法然の教説の骨格について、同じく「西方指南鈔」に収められる「法然上人御説法事」には、「浄土宗」の特質として「臨終正念(りんじゅうしょうねん)」「浄土ノ三部経」「仏ノ本願」「名号」が掲げられる。
まず「臨終正念」であるが、念仏行者は存生の間に往生のための行を重ね、その成就がなされたならば臨終にあたり聖衆(しょうじゅ)が来迎(らいごう)する。そして聖衆来迎、つまり西方から来迎する阿弥陀如来と仏菩薩聖衆により、臨終を迎えた行者は平静を妨げる魔王から守られ、「正念」のもとに浄土に赴き往生を果たすとする。
阿弥陀如来への信心を支える「浄土ノ三部経」(無量寿経・観無量寿経・阿弥陀経)は、浄土宗の拠り所であり、これらの諸経に、「大乗宗(だいじょうしゅう)」「小乗宗(しょうじょうしゅう)」とならぶ「浄土宗」の、「往生浄土」という特徴的な教説が語られている。
「仏ノ本願」の「仏」とは、いうまでもなく阿弥陀如来であるが、如来の前身である法蔵菩薩は「四十八願」の誓願を立ててその遵守を誓うことにより、菩薩から如来に転じて阿弥陀如来となった。菩薩から如来に転ずるにあたり、阿弥陀如来として誓約した四十八願の内、第十八願こそが凡夫の往生を必ず実現すると誓った「弥陀ノ本願ノ行」である。釈迦が凡夫に説いた、過去仏である阿弥陀如来の「本願ノ行」とは、その第十八願に基づき「念仏ノ一行」により凡夫往生が果たされるという教えである。阿弥陀の誓願に全面的に依拠することにより、「称名」という行為により救いを求めるすべての凡夫に対して往生が約束されるという教えは、煩悩にとりつかれた凡夫にとって、大きな光明であったことは確かであろう。

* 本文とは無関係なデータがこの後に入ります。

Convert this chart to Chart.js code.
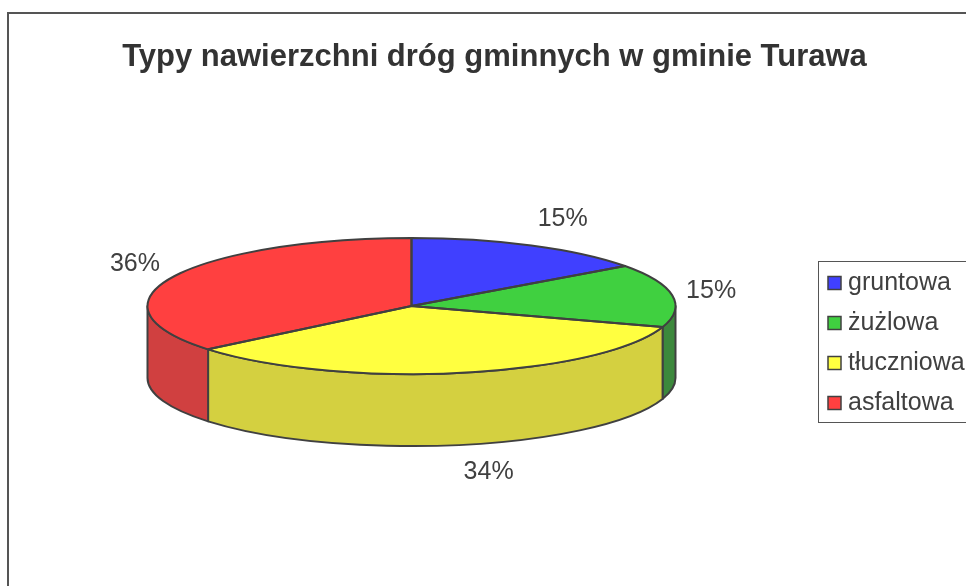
<!DOCTYPE html>
<html><head><meta charset="utf-8">
<script src="https://cdn.jsdelivr.net/npm/chart.js@4/dist/chart.umd.min.js"></script>
<style>html,body{margin:0;padding:0;background:#fff;overflow:hidden}canvas{display:block}</style>
</head><body>
<canvas id="c" width="966" height="586"></canvas>
<script>
const TITLE = 'Typy nawierzchni dróg gminnych w gminie Turawa';
const categories = ['gruntowa', 'żużlowa', 'tłuczniowa', 'asfaltowa'];
const shares = [15, 15, 34, 36];
const percentLabels = ['15%', '15%', '34%', '36%'];
const topColors = ['#4040FF', '#40D040', '#FFFF40', '#FF4040'];
const sideColors = ['#3434C4', '#3C883C', '#D4D040', '#D04040'];

const TILT = 68 / 264;
const DEPTH = 72;
const EDGE = '#404040';
const FONT = '"Liberation Sans", Arial, sans-serif';

function geom(chart) {
  const arcs = chart.getDatasetMeta(0).data;
  const a0 = arcs[0];
  return { arcs, cx: a0.x, cy: a0.y, r: a0.outerRadius, ry: a0.outerRadius * TILT };
}

const pie3d = {
  id: 'pie3d',
  beforeDraw(chart) {
    const ctx = chart.ctx;
    ctx.save();
    ctx.fillStyle = '#fff';
    ctx.fillRect(0, 0, chart.width, chart.height);
    ctx.strokeStyle = '#555';
    ctx.lineWidth = 2;
    ctx.strokeRect(8, 13, 1000, 1000);
    ctx.restore();
  },
  beforeDatasetsDraw(chart) {
    const ctx = chart.ctx;
    const g = geom(chart);
    ctx.save();
    ctx.lineWidth = 2;
    ctx.lineJoin = 'round';
    ctx.strokeStyle = EDGE;
    g.arcs.forEach((arc, i) => {
      const a = Math.max(arc.startAngle, 0);
      const b = Math.min(arc.endAngle, Math.PI);
      if (b <= a) return;
      ctx.beginPath();
      ctx.ellipse(g.cx, g.cy, g.r, g.ry, 0, a, b, false);
      ctx.lineTo(g.cx + g.r * Math.cos(b), g.cy + g.ry * Math.sin(b) + DEPTH);
      ctx.ellipse(g.cx, g.cy + DEPTH, g.r, g.ry, 0, b, a, true);
      ctx.closePath();
      ctx.fillStyle = sideColors[i];
      ctx.fill();
      ctx.stroke();
    });
    ctx.restore();
    ctx.save();
    ctx.translate(g.cx, g.cy);
    ctx.scale(1, TILT);
    ctx.translate(-g.cx, -g.cy);
  },
  afterDatasetsDraw(chart) {
    const ctx = chart.ctx;
    ctx.restore();
    const g = geom(chart);
    ctx.save();
    ctx.lineWidth = 2;
    ctx.lineJoin = 'round';
    ctx.strokeStyle = EDGE;
    g.arcs.forEach((arc) => {
      ctx.beginPath();
      ctx.moveTo(g.cx, g.cy);
      ctx.ellipse(g.cx, g.cy, g.r, g.ry, 0, arc.startAngle, arc.endAngle, false);
      ctx.closePath();
      ctx.stroke();
    });
    // percentage labels
    ctx.font = '25px ' + FONT;
    ctx.fillStyle = '#404040';
    ctx.textAlign = 'center';
    ctx.textBaseline = 'middle';
    const gap = 14, halfH = 14;
    g.arcs.forEach((arc, i) => {
      const m = (arc.startAngle + arc.endAngle) / 2;
      const c = Math.cos(m), s = Math.sin(m);
      let px = g.cx + g.r * c, py = g.cy + g.ry * s + (s > 0 ? DEPTH : 0);
      px += c * gap; py += s * gap;
      const w = ctx.measureText(percentLabels[i]).width;
      const n = Math.max(Math.abs(c), Math.abs(s));
      const x = px + Math.sign(c) * w / 2;
      const y = py + (s / n) * halfH;
      ctx.fillText(percentLabels[i], x, y);
    });
    ctx.restore();
  },
  afterDraw(chart) {
    const ctx = chart.ctx;
    ctx.save();
    // title
    ctx.font = 'bold 31px ' + FONT;
    ctx.fillStyle = '#333';
    ctx.textAlign = 'center';
    ctx.textBaseline = 'alphabetic';
    ctx.fillText(TITLE, 494.5, 66);
    // legend
    ctx.strokeStyle = '#555';
    ctx.lineWidth = 1;
    ctx.strokeRect(818.5, 261.5, 200, 161);
    ctx.font = '25px ' + FONT;
    ctx.textAlign = 'left';
    ctx.textBaseline = 'middle';
    categories.forEach((lab, i) => {
      const yc = 283 + i * 40;
      ctx.fillStyle = topColors[i];
      ctx.fillRect(828, yc - 6.5, 13, 13);
      ctx.strokeStyle = EDGE;
      ctx.lineWidth = 1.5;
      ctx.strokeRect(828, yc - 6.5, 13, 13);
      ctx.fillStyle = '#404040';
      ctx.fillText(lab, 848, yc);
    });
    ctx.restore();
  }
};

new Chart(document.getElementById('c'), {
  type: 'pie',
  data: {
    labels: categories,
    datasets: [{
      data: shares,
      backgroundColor: topColors,
      borderWidth: 0,
      clip: false
    }]
  },
  options: {
    responsive: false,
    animation: false,
    events: [],
    layout: { padding: { left: 147.5, right: 290.5, top: 42, bottom: 16 } },
    plugins: {
      legend: { display: false },
      title: { display: false },
      tooltip: { enabled: false }
    }
  },
  plugins: [pie3d]
});
</script>
</body></html>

最後に「名号」であるが、阿弥陀如来の凡夫に及ぼす功徳は数え切れないとしても、集約するならば、「南無阿弥陀仏」との「名号」に尽きるとする。末法の世にあって、「念仏ノ一行」つまり阿弥陀如来の誓願が凝縮された「名号」を唱えることにより、凡夫の「往生」が実現するわけで、この「念仏往生」の教えこそ、凡夫の往生という視点から見れば、様々な作善により往生が果たされると説く「諸行往生」に優れるとする。
このように末法の凡夫にとって、阿弥陀如来の本願に基づく「念仏ノ一行」(専修念仏)こそ、往生を果たす唯一の方法であると説いた法然の教説が、往生を願う多くの聖俗に受け容れられたことは納得できよう。易行(いぎょう)とされる「念仏」によってのみ往生が約束される教えは、この後の日本人の信心に、多大な影響を与え、また浄土宗の教団を支え発展させたわけである。